Question 1:
What happened during Oulipost that you didn’t expect? What are the best (or worst) moments for you?
Well, I woke up this morning, and apparently someone has posted 120 poems to my blog this month. I’m beginning to suspect I am a character in Black Orphan. That or the GI bug that wiped me out for nearly 3 days last week was really the toxoplasmosis parasite activating and the internet cats have been taking over my body while I thought I had been sleeping. Not that I’m paranoid or anything.
Question 3:
What does your street look like?
It looks great from this café’s picture window – sunny and colorful. Did I wake up from an Oulipost dream in a new city? What happened to Seattle?
Question 4:
Who is your spirit Oulipostian?
I’ll be spending a chuck of May reading through, appreciating, and blogging on work by my fellow Oulipostians. I just couldn’t keep up with attentively reading every post this month, for obvious reasons (I had my own poems to write). That said, I will claim an interim spirit Oulipostian – Doug Luman, whose Ouliposcripts saved my time-wasting ass on more than one occasion.
Question 5:
What are the top three poems you wrote during this project?
As of 2:30pm PST on May, 1, 2014. I’m sure my thinking will fluctuate as I begin putting manuscript(s) together from all this output and source material, but I am particularly fond of:
“once i saw” (#15: Prisoner’s Constraint)

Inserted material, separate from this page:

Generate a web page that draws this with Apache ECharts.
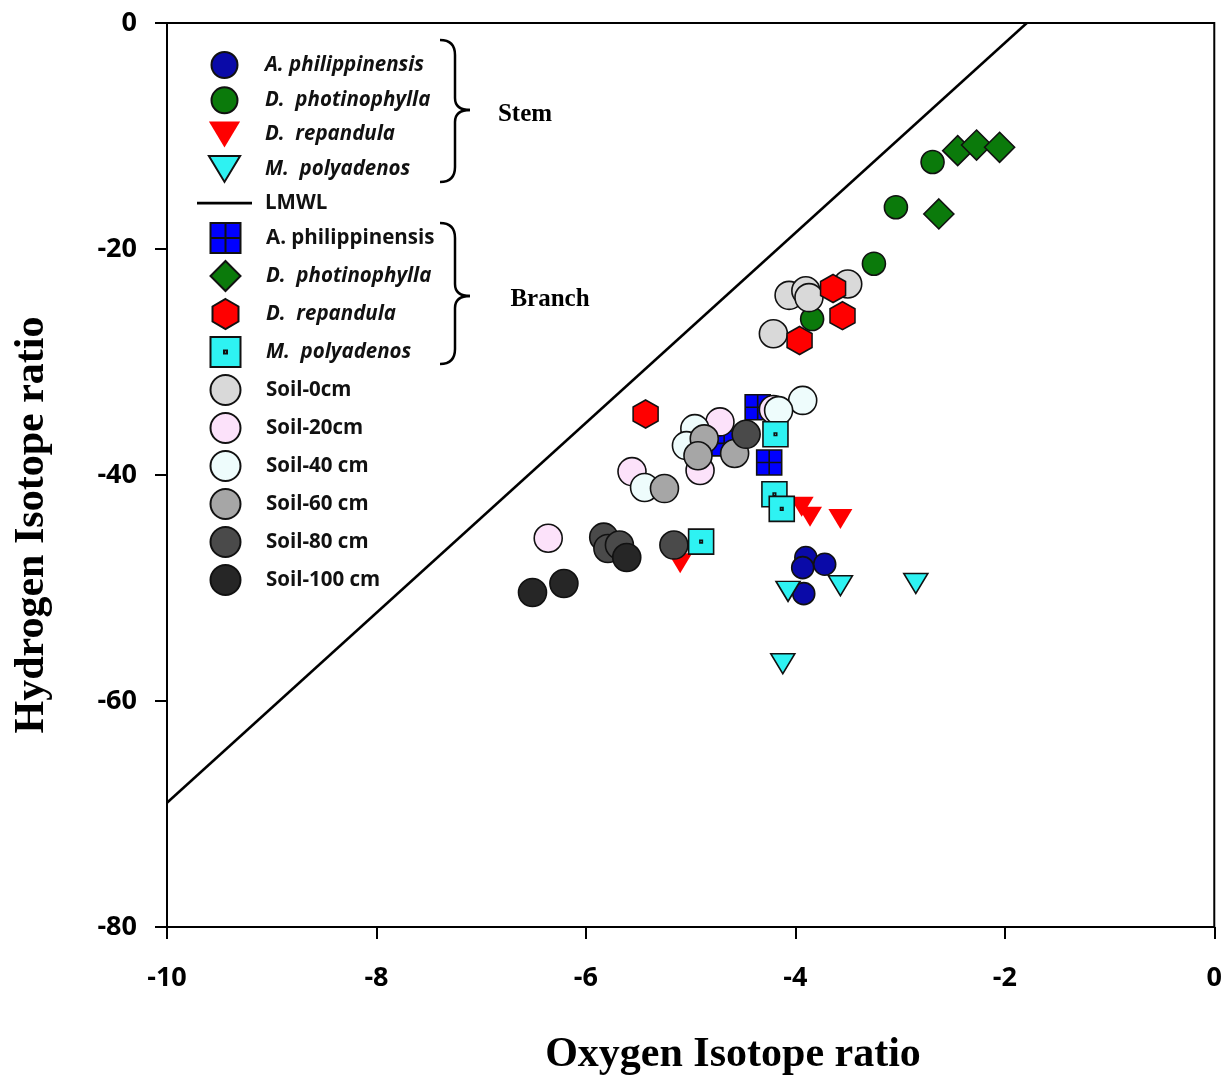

I particularly liked the concept I landed on with these, paying homage to mid-century poets I admired. The prisoner’s constraint, in which you’re only allowed to use letters that do not rise above nor fall below the line, severely limits diction, especially when applied to found text, so it was helpful to find potential models to plug the words together into numerous variations. Plus, I got to re-admire the syntactical skill of some pretty amazing poets. This particular poem is modeled on Robert Duncan’s “What I Saw” from Bending the Bow. It’s an outstanding poem in a seminal collection, and when I make the substitutions, I can still see traces of Duncan without it sounding derivative. It really is a great play on the concept of “inspiration,” one I imagine Queneau and co would approve of. I plan on doing more of these and soon. Btw, if you’ve never read Duncan or Spicer or Guest, you must absolutely pause your screen, and find copies of their work immediately.
The belle absente form is a tough form, since you have to include all the letters except those in your honoree’s name, so I feel like I took a big gamble choosing infamous folks for this. I mean, what if my only meaningful compositional options wound up flattering these assholes? Thankfully, that didn’t happen here, thanks to some verbal advanced yoga moves and one deftly placed conjunction. I’m kinda proud that I not only avoided gibberish and/or unintentionally backing a bad mf, but I was able to turn this into thoughtful commentary on the source of Bundy’s infamy.
“head/line improvisations” (#18: Homoconsonantism)
Oulipean practices can often feel very impersonal, so it’s always nice when you can find a way to bring one’s own expressiveness (as illusory as that is) back into the process. Because homoconsonantisms retain a trace of the original found text — the consonants of the headlines in this case — I felt a bit of freedom to shape words around those. Plus, these turned out to be so easy to hear the music in, but then again the truncated syntax and the abundant mnemonics of headlines, usually have this effect. I only wish that the free version of WordPress weren’t so clunky with spacing. It really botched the visual sweep of these.
Question 2:
What questions do you have for your teaspoons? What questions do your teaspoons have for you?
Do they like coffee? Because, if not, man, they took one for the team this month.
Question 6:
What will you do next?
Continue writing like a mother. I have four full-length manuscripts that need to find cozy journal-and-press-homes, and that stack of newsprints inviting cockroaches and bladder-challenged animals into my bedroom needs to get transformed into framed magnet art pieces. And then, of course, the ghost of Robert Frost, who might just be the culprit who slipped that call for Ouliposters into my inbox, is still nervously awaiting his Google-translations.